Można czasowo mieć wysoką inflację i będąc członkiem strefy euro, bo przynależność do strefy euro nie chroni przed jednorazowymi wzrostami cen, które są na przykład związane z tym, że gaz silnie podrożał, a dany kraj ma ogromny udział gazu w bilansie energetycznym. Po prostu trzeba płacić więcej za gaz. Ale kurs euro nie osłabi się z tego powodu, impuls inflacyjny przejdzie, a ceny znowu się obniżą.

Euro jest na tyle mocną walutą, że powszechne jest oczekiwanie, iż po jednorazowym skoku inflacji, ona się obniży. Natomiast w przypadku Polski, nie jesteśmy pewni, czy po skoku inflacja spadnie, czy też utrzyma się na tym samym poziomie lub wręcz wzrośnie. Na tym polega różnica. Możliwe, że w efekcie wzrostu światowych cen surowców kurs złotego mocno się osłabi. Jeśli tak się stanie, mamy następny potężny czynnik inflacyjny.

Jak możemy wzmocnić konkurencyjność naszej gospodarki przed wejściem do strefy euro?

W tej chwili przystąpienie Polski do strefy euro jest trochę jak science fiction, tak czy owak chodzi o całe lata przygotowań. Ale prawda jest taka, że o tym, czy kraj dobrze sobie radzi w strefie euro czy źle, zależy od tego, czy jest krajem dobrze zarządzanym. Polska potrzebuje sprawniejszej gospodarki, dobrych finansów publicznych, bo teraz są one w fatalnym stanie. Polski Ład musi zostać na nowo przemyślany.

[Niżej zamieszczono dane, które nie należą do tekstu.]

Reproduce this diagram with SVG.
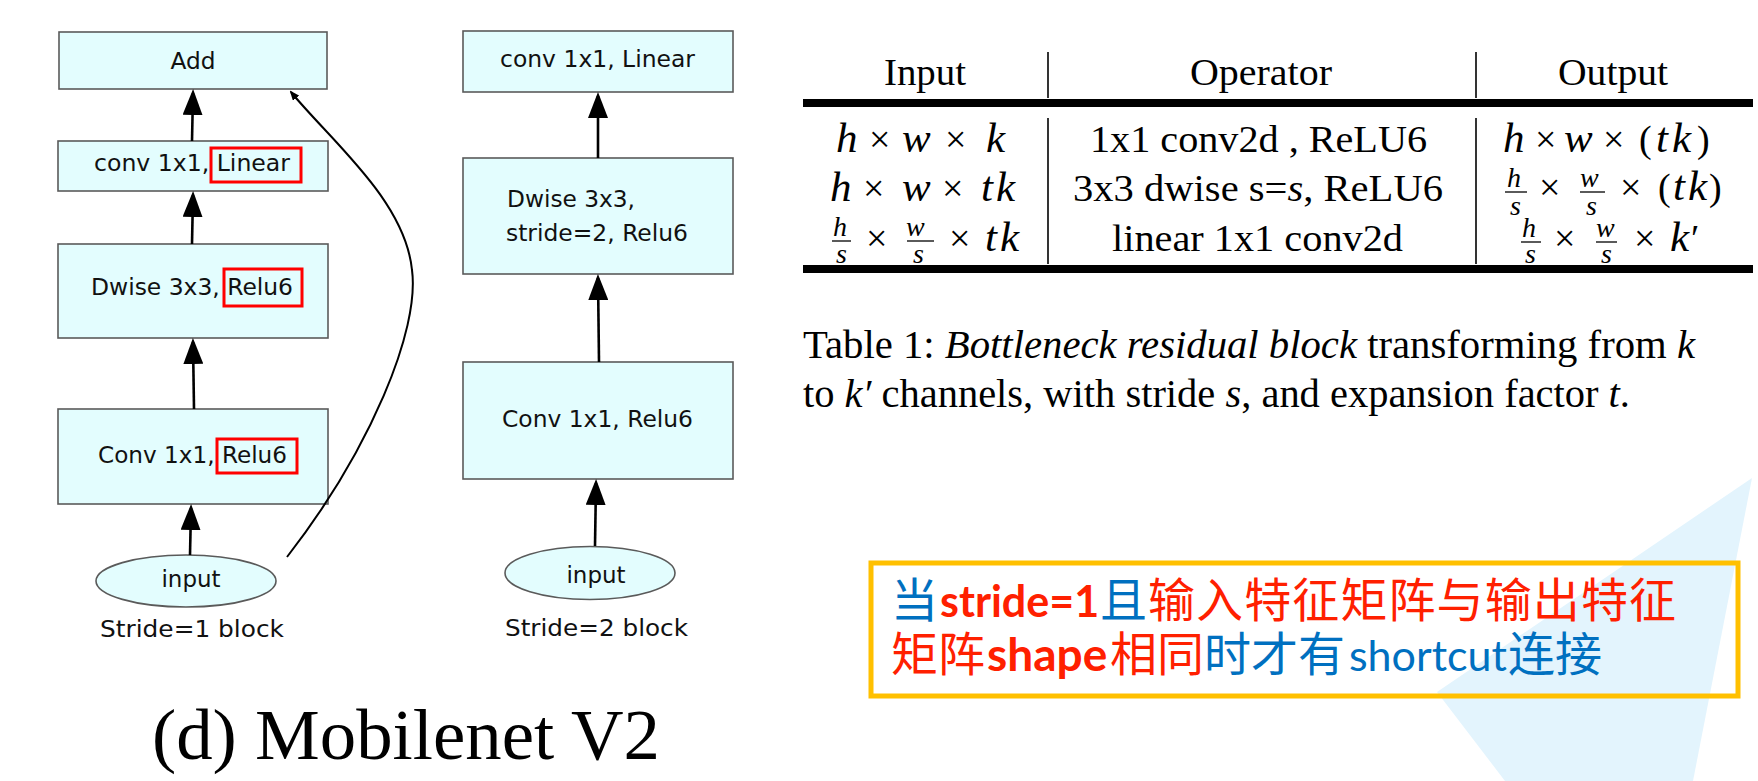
<svg xmlns="http://www.w3.org/2000/svg" width="1758" height="781" viewBox="0 0 1758 781">
<defs>
<style>
.box{fill:#E3FDFE;stroke:#5a5a5a;stroke-width:1.6}
.hl{fill:none;stroke:#FF0000;stroke-width:3}
.lbl{font-family:"DejaVu Sans",sans-serif;font-size:23px;fill:#111}
.edge{fill:none;stroke:#000;stroke-width:2.6}
.tb{font-family:"Liberation Serif",serif;font-size:38px;fill:#000}
.it{font-style:italic;font-size:43px}
.fr{font-size:28px;font-style:italic}
.bar{stroke:#000;stroke-width:1.3}
.vsep{stroke:#000;stroke-width:1.6}
.cap{font-family:"Liberation Serif",serif;font-size:40px;fill:#000}
.ci{font-style:italic}
.cjk{font-family:"Noto Sans CJK SC",sans-serif;font-size:47px}
.lat{font-family:Lato,"Noto Sans",sans-serif;font-size:43px}
.b{font-weight:bold}
.red{fill:#FF2000}
.blue{fill:#0070C0}
</style>
<marker id="ah" markerUnits="userSpaceOnUse" markerWidth="26" markerHeight="20" viewBox="0 0 26 20" refX="22" refY="10" orient="auto"><path d="M0,0 L26,10 L0,20 z" fill="#000"/></marker>
<marker id="ahs" markerUnits="userSpaceOnUse" markerWidth="10" markerHeight="8" viewBox="0 0 10 8" refX="8" refY="4" orient="auto"><path d="M0,0 L10,4 L0,8 z" fill="#000"/></marker>
</defs>
<rect width="1758" height="781" fill="#fff"/>
<polygon points="1752,478 1437,692 1505,781 1693,781" fill="#E3F4FD"/>

<!-- Left: stride=1 block -->
<g id="l-add"><rect class="box" x="59" y="32" width="268" height="57"/><text class="lbl" x="193" y="69" text-anchor="middle" textLength="45" lengthAdjust="spacingAndGlyphs">Add</text></g>
<g id="l-conv-linear"><rect class="box" x="58" y="141" width="270" height="50"/><text class="lbl" x="94" y="171" textLength="196" lengthAdjust="spacingAndGlyphs">conv 1x1, Linear</text><rect class="hl" x="211" y="148" width="90" height="34"/></g>
<g id="l-dwise"><rect class="box" x="58" y="244" width="270" height="94"/><text class="lbl" x="91" y="295" textLength="202" lengthAdjust="spacingAndGlyphs">Dwise 3x3, Relu6</text><rect class="hl" x="224" y="269" width="78" height="37"/></g>
<g id="l-conv-relu"><rect class="box" x="58" y="409" width="270" height="95"/><text class="lbl" x="98" y="463" textLength="189" lengthAdjust="spacingAndGlyphs">Conv 1x1, Relu6</text><rect class="hl" x="217" y="439" width="80" height="34"/></g>
<g id="l-input"><ellipse class="box" cx="186" cy="581" rx="90" ry="26"/><text class="lbl" x="191" y="587" text-anchor="middle" textLength="59" lengthAdjust="spacingAndGlyphs">input</text></g>
<g id="l-caption"><text class="lbl" x="100" y="637" textLength="184" lengthAdjust="spacingAndGlyphs">Stride=1 block</text></g>

<!-- Right: stride=2 block -->
<g id="r-conv-linear"><rect class="box" x="463" y="31" width="270" height="61"/><text class="lbl" x="500" y="67" textLength="195" lengthAdjust="spacingAndGlyphs">conv 1x1, Linear</text></g>
<g id="r-dwise"><rect class="box" x="463" y="158" width="270" height="116"/><text class="lbl" x="507" y="207" textLength="128" lengthAdjust="spacingAndGlyphs">Dwise 3x3,</text><text class="lbl" x="506" y="241" textLength="182" lengthAdjust="spacingAndGlyphs">stride=2, Relu6</text></g>
<g id="r-conv-relu"><rect class="box" x="463" y="362" width="270" height="117"/><text class="lbl" x="502" y="427" textLength="191" lengthAdjust="spacingAndGlyphs">Conv 1x1, Relu6</text></g>
<g id="r-input"><ellipse class="box" cx="590" cy="573" rx="85" ry="26.5"/><text class="lbl" x="596" y="583" text-anchor="middle" textLength="59" lengthAdjust="spacingAndGlyphs">input</text></g>
<g id="r-caption"><text class="lbl" x="505" y="636" textLength="183" lengthAdjust="spacingAndGlyphs">Stride=2 block</text></g>

<g id="title"><text x="152" y="759" font-family="Liberation Serif, serif" font-size="72" textLength="508" lengthAdjust="spacingAndGlyphs">(d) Mobilenet V2</text></g>

<g id="connectors">
<line class="edge" x1="192" y1="141" x2="193" y2="93" marker-end="url(#ah)"/>
<line class="edge" x1="192" y1="244" x2="193" y2="195" marker-end="url(#ah)"/>
<line class="edge" x1="194" y1="409" x2="193" y2="342" marker-end="url(#ah)"/>
<line class="edge" x1="190" y1="555" x2="191" y2="508" marker-end="url(#ah)"/>
<path class="edge" style="stroke-width:2" d="M287,557 C370,450 420,330 412,270 C405,200 330,140 291,92" marker-end="url(#ahs)"/>
<line class="edge" x1="598" y1="158" x2="598" y2="96" marker-end="url(#ah)"/>
<line class="edge" x1="599" y1="362" x2="598" y2="278" marker-end="url(#ah)"/>
<line class="edge" x1="595" y1="546" x2="596" y2="483" marker-end="url(#ah)"/>
</g>

<!-- Table -->
<g id="table">
<rect x="803" y="99" width="950" height="8" fill="#000"/>
<rect x="803" y="265" width="950" height="8" fill="#000"/>
<line class="vsep" x1="1048" y1="52" x2="1048" y2="98"/>
<line class="vsep" x1="1476" y1="52" x2="1476" y2="98"/>
<line class="vsep" x1="1048" y1="118" x2="1048" y2="264"/>
<line class="vsep" x1="1476" y1="118" x2="1476" y2="264"/>
<text class="tb" x="884" y="85" textLength="82" lengthAdjust="spacingAndGlyphs">Input</text>
<text class="tb" x="1190" y="85" textLength="142" lengthAdjust="spacingAndGlyphs">Operator</text>
<text class="tb" x="1558" y="85" textLength="110" lengthAdjust="spacingAndGlyphs">Output</text>

<!-- row 1 -->
<text class="tb" y="152"><tspan class="it" x="836">h</tspan><tspan x="869">×</tspan><tspan class="it" x="902">w</tspan><tspan x="945">×</tspan><tspan class="it" x="986">k</tspan></text>
<text class="tb" x="1090" y="152" textLength="337" lengthAdjust="spacingAndGlyphs">1x1 conv2d , ReLU6</text>
<text class="tb" y="152"><tspan class="it" x="1503">h</tspan><tspan x="1535">×</tspan><tspan class="it" x="1564">w</tspan><tspan x="1603">×</tspan><tspan x="1639">(</tspan><tspan class="it" x="1656">t</tspan><tspan class="it" x="1672">k</tspan><tspan x="1697">)</tspan></text>

<!-- row 2 -->
<text class="tb" y="201"><tspan class="it" x="830">h</tspan><tspan x="863">×</tspan><tspan class="it" x="902">w</tspan><tspan x="942">×</tspan><tspan class="it" x="981">t</tspan><tspan class="it" x="996">k</tspan></text>
<text class="tb" x="1073" y="201" textLength="370" lengthAdjust="spacingAndGlyphs">3x3 dwise s=<tspan class="ci">s</tspan>, ReLU6</text>
<text class="tb"><tspan class="fr" x="1507" y="187">h</tspan><tspan class="fr" x="1510" y="215">s</tspan><tspan x="1539" y="200">×</tspan><tspan class="fr" x="1580" y="187">w</tspan><tspan class="fr" x="1586" y="215">s</tspan><tspan x="1620" y="200">×</tspan><tspan x="1658" y="200">(</tspan><tspan class="it" x="1673" y="200">t</tspan><tspan class="it" x="1688" y="200">k</tspan><tspan x="1709" y="200">)</tspan></text>
<line class="bar" x1="1505" y1="192" x2="1527" y2="192"/>
<line class="bar" x1="1580" y1="192" x2="1605" y2="192"/>

<!-- row 3 -->
<text class="tb"><tspan class="fr" x="833" y="236">h</tspan><tspan class="fr" x="836" y="263">s</tspan><tspan x="866" y="251">×</tspan><tspan class="fr" x="906" y="236">w</tspan><tspan class="fr" x="913" y="263">s</tspan><tspan x="949" y="251">×</tspan><tspan class="it" x="985" y="251">t</tspan><tspan class="it" x="1000" y="251">k</tspan></text>
<line class="bar" x1="832" y1="241" x2="851" y2="241"/>
<line class="bar" x1="907" y1="241" x2="934" y2="241"/>
<text class="tb" x="1112" y="251" textLength="291" lengthAdjust="spacingAndGlyphs">linear 1x1 conv2d</text>
<text class="tb"><tspan class="fr" x="1522" y="237">h</tspan><tspan class="fr" x="1525" y="263">s</tspan><tspan x="1554" y="251">×</tspan><tspan class="fr" x="1596" y="237">w</tspan><tspan class="fr" x="1601" y="263">s</tspan><tspan x="1634" y="251">×</tspan><tspan class="it" x="1670" y="251">k</tspan><tspan x="1691" y="251">′</tspan></text>
<line class="bar" x1="1521" y1="242" x2="1541" y2="242"/>
<line class="bar" x1="1596" y1="242" x2="1617" y2="242"/>
</g>

<g id="table-caption">
<text class="cap" x="803" y="358" textLength="892" lengthAdjust="spacingAndGlyphs">Table 1: <tspan class="ci">Bottleneck residual block</tspan> transforming from <tspan class="ci">k</tspan></text>
<text class="cap" x="803" y="407" textLength="827" lengthAdjust="spacingAndGlyphs">to <tspan class="ci">k′</tspan> channels, with stride <tspan class="ci">s</tspan>, and expansion factor <tspan class="ci">t</tspan>.</text>
</g>

<g id="note">
<rect x="871" y="563" width="867" height="133" fill="none" stroke="#FFC000" stroke-width="5"/>
<text class="cjk"><tspan class="blue" x="891" y="617">当</tspan><tspan class="lat b red" x="940" y="617">stride=1</tspan><tspan class="blue" x="1100" y="617">且</tspan><tspan class="red" x="1148" y="617" letter-spacing="1.1">输入特征矩阵与输出特征</tspan><tspan class="red" x="891" y="671">矩阵</tspan><tspan class="lat b red" x="987" y="671" style="font-size:46px">shape</tspan><tspan class="red" x="1110" y="671">相同</tspan><tspan class="blue" x="1204" y="671">时才有</tspan><tspan class="lat blue" x="1349" y="671">shortcut</tspan><tspan class="blue" x="1508" y="671">连接</tspan></text>
</g>
</svg>
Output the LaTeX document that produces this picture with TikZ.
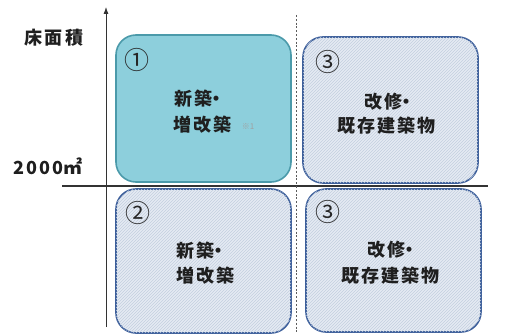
\documentclass[tikz,border=0pt]{standalone}
\usepackage{fontspec}
\newfontfamily\jp{Noto Sans CJK JP}
\newfontfamily\jpb{Noto Sans CJK JP}[LetterSpace=12]
\usetikzlibrary{patterns,arrows.meta}
\definecolor{tealfill}{HTML}{8DCFDC}
\definecolor{tealline}{HTML}{4B9AAA}
\definecolor{bluefill}{HTML}{E5EBF3}
\definecolor{bluehatch}{HTML}{C3CFDF}
\definecolor{blueline}{HTML}{3D5F9B}
\definecolor{axisgray}{HTML}{333333}
\definecolor{notegray}{HTML}{A0A0A0}
\newcommand{\mdot}{\kern-5pt・}
\begin{document}
\begin{tikzpicture}[x=1pt,y=-1pt,
  quad/.style={rounded corners=20pt, line width=1.6pt, inner sep=0pt},
  hatched/.style={quad, draw=blueline, fill=bluefill,
     postaction={pattern=north east lines, pattern color=bluehatch}},
  solidq/.style={quad, draw=tealline, fill=tealfill},
  lbl/.style={font=\jpb\bfseries\fontsize{18}{18}\selectfont, inner sep=0pt, anchor=west, text=black!88},
  num/.style={font=\jp\fontsize{25}{25}\selectfont, inner sep=0pt, text=black!85},
  axislbl/.style={font=\jpb\bfseries\fontsize{18}{18}\selectfont, inner sep=0pt, text=black!88}]
\useasboundingbox (0,0) rectangle (509,334);
% quadrants
\node[solidq, minimum width=175pt, minimum height=147pt] (q1) at (203.5,108.5) {};
\node[hatched, minimum width=175pt, minimum height=146pt] (q3a) at (390.5,110) {};
\node[hatched, minimum width=175pt, minimum height=144pt] (q2) at (203.5,261) {};
\node[hatched, minimum width=175pt, minimum height=143pt] (q3b) at (393.5,260.5) {};
% axes
\coordinate (ybot) at (106,327);
\coordinate (ytop) at (106,7);
\coordinate (xl) at (62,186);
\coordinate (xr) at (488,186);
\coordinate (dt) at (296,15);
\coordinate (db) at (296,332);
\draw[axisgray, line width=0.8pt, -{Latex[length=7pt,width=5pt]}] (ybot) -- (ytop);
\draw[axisgray, line width=1.3pt] (xl) -- (xr);
\draw[axisgray!80, line width=1pt, dash pattern=on 2pt off 1.8pt] (dt) -- (db);
% axis labels
\node[axislbl] (yl) at (54,38) {床面積};
\node[axislbl, anchor=west] (th) at (13,166) {2000{\jp\bfseries\fontsize{19}{19}\selectfont ㎡}};
% numbers
\node[num] (n1) at (137,60) {①};
\node[num] (n3a) at (328,62) {③};
\node[num] (n2) at (138,213) {②};
\node[num] (n3b) at (328,212) {③};
% texts
\node[lbl] (t1a) at (174,99) {新築\mdot};
\node[lbl] (t1b) at (173,125) {増改築};
\node[font=\jp\fontsize{8}{8}\selectfont, text=notegray, inner sep=0pt] (note) at (248,127) {※1};
\node[lbl] (t3a) at (364,102) {改修\mdot};
\node[lbl] (t3b) at (337,126) {既存建築物};
\node[lbl] (t2a) at (176,251) {新築\mdot};
\node[lbl] (t2b) at (176,276) {増改築};
\node[lbl] (t4a) at (367,250) {改修\mdot};
\node[lbl] (t4b) at (341,276) {既存建築物};
\end{tikzpicture}
\end{document}
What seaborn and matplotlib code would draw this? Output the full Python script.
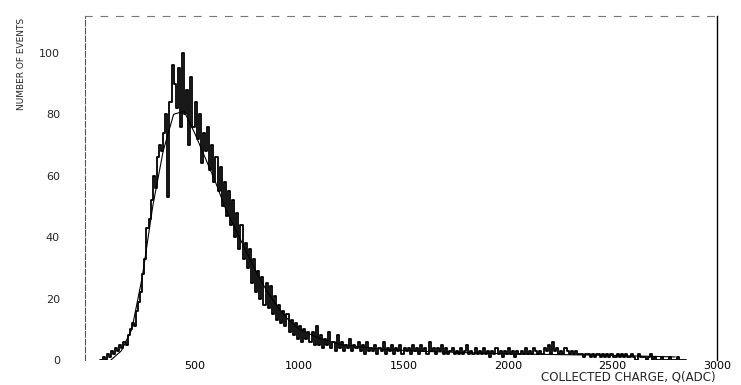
import numpy as np
import pandas as pd
import matplotlib
matplotlib.use("Agg")
import matplotlib.pyplot as plt
import seaborn as sns

# ---- data ----
bin_start = 50
bin_width = 10
counts = [
    0, 1, 0, 2, 1, 3, 2, 4, 3, 5,            # 50-150
    4, 6, 5, 8, 10, 12, 11, 16, 19, 22,      # 150-250
    28, 33, 43, 46, 52, 60, 56, 66, 70, 68,  # 250-350
    74, 80, 53, 84, 96, 90, 82, 95, 76, 100, # 350-450
    80, 88, 70, 92, 76, 84, 72, 80, 64, 74,  # 450-550
    68, 76, 62, 70, 58, 66, 55, 63, 50, 58,  # 550-650
    47, 55, 44, 52, 40, 48, 36, 44, 33, 38,  # 650-750
    30, 36, 25, 33, 22, 29, 20, 27, 18, 25,  # 750-850
    17, 24, 15, 21, 13, 18, 12, 16, 11, 15,  # 850-950
    9, 13, 8, 12, 7, 11, 6, 10, 7, 9,        # 950-1050
    6, 9, 5, 11, 5, 8, 4, 7, 5, 9,           # 1050-1150
    4, 6, 3, 8, 4, 6, 3, 5, 4, 7,            # 1150-1250
    3, 5, 4, 6, 3, 5, 2, 6, 3, 4,            # 1250-1350
    3, 5, 2, 4, 3, 6, 2, 4, 3, 5,            # 1350-1450
    2, 4, 3, 5, 2, 4, 3, 4, 2, 5,            # 1450-1550
    3, 4, 2, 5, 3, 4, 2, 6, 3, 4,            # 1550-1650
    2, 4, 3, 5, 2, 4, 2, 3, 4, 2,            # 1650-1750
    3, 2, 4, 2, 3, 5, 2, 3, 2, 4,            # 1750-1850
    2, 3, 2, 4, 2, 3, 1, 3, 2, 4,            # 1850-1950
    2, 3, 1, 3, 2, 4, 2, 3, 1, 3,            # 1950-2050
    2, 3, 2, 4, 2, 3, 2, 4, 3, 2,            # 2050-2150
    3, 2, 4, 3, 5, 2, 6, 3, 4, 2,            # 2150-2250
    3, 2, 4, 3, 2, 3, 2, 3, 2, 2,            # 2250-2350
    2, 1, 2, 2, 1, 2, 1, 2, 2, 1,            # 2350-2450
    2, 1, 2, 1, 2, 1, 1, 2, 1, 2,            # 2450-2550
    1, 2, 1, 1, 2, 1, 0, 2, 1, 1,            # 2550-2650
    1, 0, 1, 2, 0, 1, 0, 0, 1, 0,            # 2650-2750
    0, 0, 1, 0, 0, 0, 1, 0, 0, 0,            # 2750-2850
]

fit_q = [100, 150, 200, 250, 300, 350, 400, 450, 500, 550, 600, 650, 700,
         750, 800, 850, 900, 950, 1000, 1100, 1200, 1400, 1600, 2000, 2500, 2800]
fit_n = [0, 3, 10, 27, 50, 68, 80, 81, 74, 66, 58, 49, 42,
         35, 28, 22, 17, 13, 10, 7, 5, 3.5, 2.8, 2.0, 1.5, 1.0]

x_ticks = [500, 1000, 1500, 2000, 2500, 3000]
y_ticks = [0, 20, 40, 60, 80, 100]
x_label = "COLLECTED CHARGE, Q(ADC)"
y_label = "NUMBER OF EVENTS"

# ---- figure ----
sns.set_style("white")
plt.rcParams['font.family'] = ['DejaVu Sans']

fig = plt.figure(figsize=(7.41, 3.85), dpi=100)
ax = fig.add_axes([85/741, 25/385, (717-85)/741, (360-16)/385])

n_bins = len(counts)
centers = bin_start + bin_width * (np.arange(n_bins) + 0.5)
hist_df = pd.DataFrame({"q": centers, "n": np.asarray(counts, dtype=float)})
sns.histplot(data=hist_df, x="q", weights="n", binwidth=bin_width,
             binrange=(bin_start, bin_start + bin_width * n_bins),
             element="step", fill=False, color="black", linewidth=1.3, ax=ax)
sns.lineplot(x=fit_q, y=fit_n, color="black", linewidth=0.8, ax=ax)

ax.set_xlim(-24, 3000)
ax.set_ylim(0, 112)

ax.set_xticks(x_ticks)
ax.set_xticklabels([str(t) for t in x_ticks], fontsize=8)
ax.set_yticks(y_ticks)
ax.set_yticklabels([str(t) for t in y_ticks], fontsize=8)
ax.tick_params(axis='x', direction='in', length=3, pad=0.5, width=0.8, colors='black')
ax.tick_params(axis='y', length=0, pad=18)
ax.set_xlabel("")
ax.set_ylabel("")

for s in ['left', 'right', 'top', 'bottom']:
    ax.spines[s].set_visible(True)
ax.spines['bottom'].set_visible(False)
ax.spines['left'].set_color('#555555')
ax.spines['left'].set_linewidth(0.8)
ax.spines['left'].set_linestyle((0, (5, 2)))
ax.spines['right'].set_color('black')
ax.spines['right'].set_linewidth(1.0)
ax.spines['top'].set_color('#777777')
ax.spines['top'].set_linewidth(0.8)
ax.spines['top'].set_linestyle((0, (6, 8)))

fig.text(716/741, 1.5/385, x_label, ha='right', va='bottom', fontsize=8.5)
fig.text(22/741, (385-64)/385, y_label, ha='center', va='center', rotation=90,
         fontsize=6.5)

fig.savefig("out.png", dpi=100, facecolor="white")
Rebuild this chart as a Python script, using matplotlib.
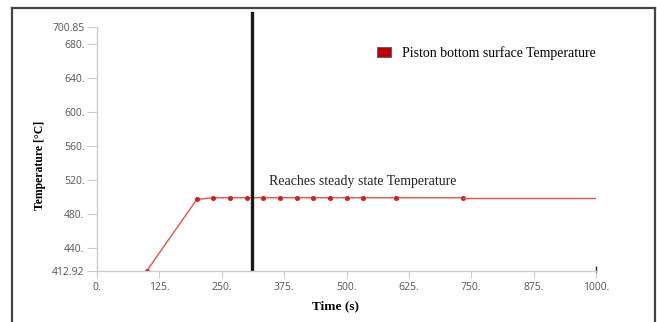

Odpowiednie przygotowanie Polski jest absolutnie konieczne, abyśmy skorzystali na członkostwie w strefie euro. Grecja jest skrajnym przypadkiem kraju, który nie umiał z tego skorzystać, w związku z czym zapłacił wysoką cenę. W tym zakresie są jeszcze lekcje do odrobienia, również dla Polski, zaś ważnym tego elementem jest poczucie odpowiedzialności polityków.